The Great Moderation refers to a period of economic stability and low volatility that many advanced economies, including the UK, experienced from the mid-1980s until the global financial crisis of 2008. During this time, key economic indicators such as inflation, interest rates, and output growth showed reduced fluctuations compared to earlier decades. For the UK, this period was marked by sustained growth, lower inflation, and improved macroeconomic management, particularly with the adoption of more effective monetary policy tools.

In other words, this was the era when neoliberal fervour cast all regulation aside, directly leading up to the financial crisis of 2008, which did not happen after the Great Moderation and did not even end it but was an integral consequence of it.

What Starmer wants to create is the madness of that era that led to massively over-leveraged banks, vastly over-indebted households, absurd asset price inflation and the collapse of real value in the economy because all that mattered was financialisation, which ultimately led to a massive financial crisis with the day only being saved by the first major use of money creation by governments in the fiat currency era.

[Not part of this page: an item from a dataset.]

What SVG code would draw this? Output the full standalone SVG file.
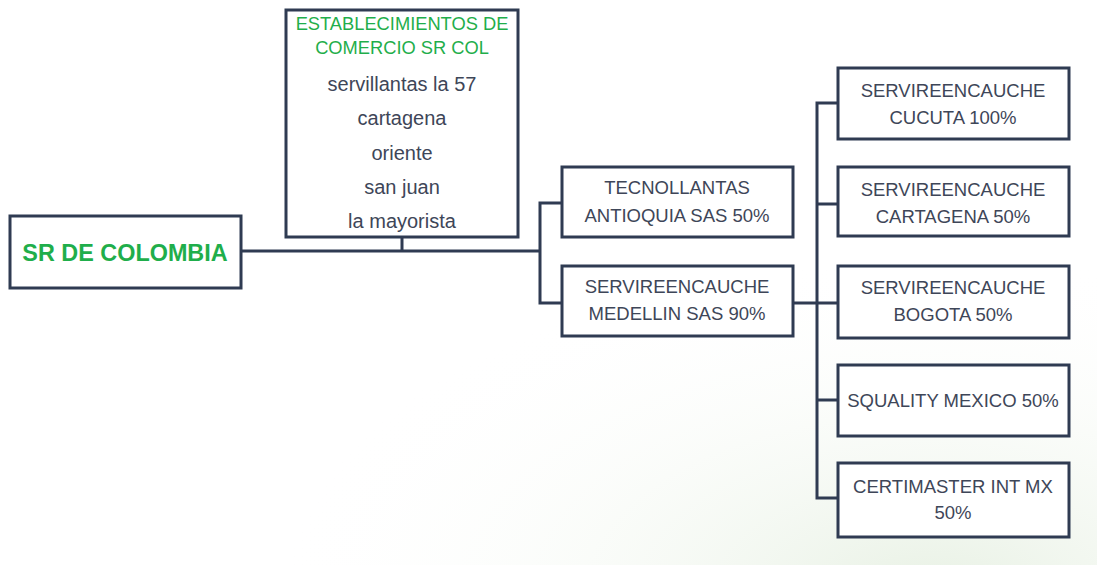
<svg xmlns="http://www.w3.org/2000/svg" width="1097" height="565" viewBox="0 0 1097 565">
<defs>
<radialGradient id="bg" cx="0.85" cy="1.05" r="0.6">
<stop offset="0" stop-color="#e8f1e4"/>
<stop offset="1" stop-color="#ffffff" stop-opacity="0"/>
</radialGradient>
</defs>
<style>
.box{fill:#ffffff;stroke:#2f3b52;stroke-width:3}
.con{fill:none;stroke:#2f3b52;stroke-width:3}
text{font-family:"Liberation Sans","Open Sans",sans-serif;text-anchor:middle}
.t{font-size:18.5px;fill:#3e4658}
.l{font-size:20px;fill:#3e4658}
.g{font-size:18.3px;fill:#1fae4b}
.title{font-size:23.4px;font-weight:bold;fill:#1fae4b}
</style>
<rect width="1097" height="565" fill="#ffffff"/>
<rect width="1097" height="565" fill="url(#bg)"/>
<g id="connectors">
<path class="con" d="M241 251 H540"/>
<path class="con" d="M402 237 V251"/>
<path class="con" d="M562 203 H540 V303 H562"/>
<path class="con" d="M793 303 H838"/>
<path class="con" d="M838 103 H817 V498 H838"/>
<path class="con" d="M817 204 H838"/>
<path class="con" d="M817 400 H838"/>
</g>
<g id="sr-colombia">
<rect class="box" x="10" y="216" width="231" height="72"/>
<text class="title" x="125" y="261">SR DE COLOMBIA</text>
</g>
<g id="establecimientos">
<rect class="box" x="286" y="10" width="232" height="227"/>
<text class="g" x="402" y="30">ESTABLECIMIENTOS DE</text>
<text class="g" x="402" y="54">COMERCIO SR COL</text>
<text class="l" x="402" y="91">servillantas la 57</text>
<text class="l" x="402" y="125">cartagena</text>
<text class="l" x="402" y="160">oriente</text>
<text class="l" x="402" y="194">san juan</text>
<text class="l" x="402" y="228">la mayorista</text>
</g>
<g id="tecnollantas">
<rect class="box" x="562" y="167" width="231" height="70"/>
<text class="t" x="677" y="194">TECNOLLANTAS</text>
<text class="t" x="677" y="222">ANTIOQUIA SAS 50%</text>
</g>
<g id="medellin">
<rect class="box" x="562" y="266" width="231" height="70"/>
<text class="t" x="677" y="293">SERVIREENCAUCHE</text>
<text class="t" x="677" y="320">MEDELLIN SAS 90%</text>
</g>
<g id="cucuta">
<rect class="box" x="838" y="68" width="231" height="71"/>
<text class="t" x="953" y="97">SERVIREENCAUCHE</text>
<text class="t" x="953" y="124">CUCUTA 100%</text>
</g>
<g id="cartagena">
<rect class="box" x="838" y="167" width="231" height="69"/>
<text class="t" x="953" y="196">SERVIREENCAUCHE</text>
<text class="t" x="953" y="223">CARTAGENA 50%</text>
</g>
<g id="bogota">
<rect class="box" x="838" y="266" width="231" height="72"/>
<text class="t" x="953" y="294">SERVIREENCAUCHE</text>
<text class="t" x="953" y="321">BOGOTA 50%</text>
</g>
<g id="squality">
<rect class="box" x="838" y="365" width="231" height="71"/>
<text class="t" x="953" y="407">SQUALITY MEXICO 50%</text>
</g>
<g id="certimaster">
<rect class="box" x="838" y="463" width="231" height="74"/>
<text class="t" x="953" y="493">CERTIMASTER INT MX</text>
<text class="t" x="953" y="519">50%</text>
</g>
</svg>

If Gordon Brown's time as Chancellor is your role model, you're in the school of thought that suggests that those jumping off skyscrapers without a parachute have a great time until they crash. It's an uncomfortable analogy but an appropriate one.

And that is where Starmer is. He's so blindsided by the lure of the money those in finance have that he will do anything to be a part of it until it crashes, that is. Then, he hopes there will be others to pick up the pieces. As a summary of the madness of his premiership, that might be as good as it gets.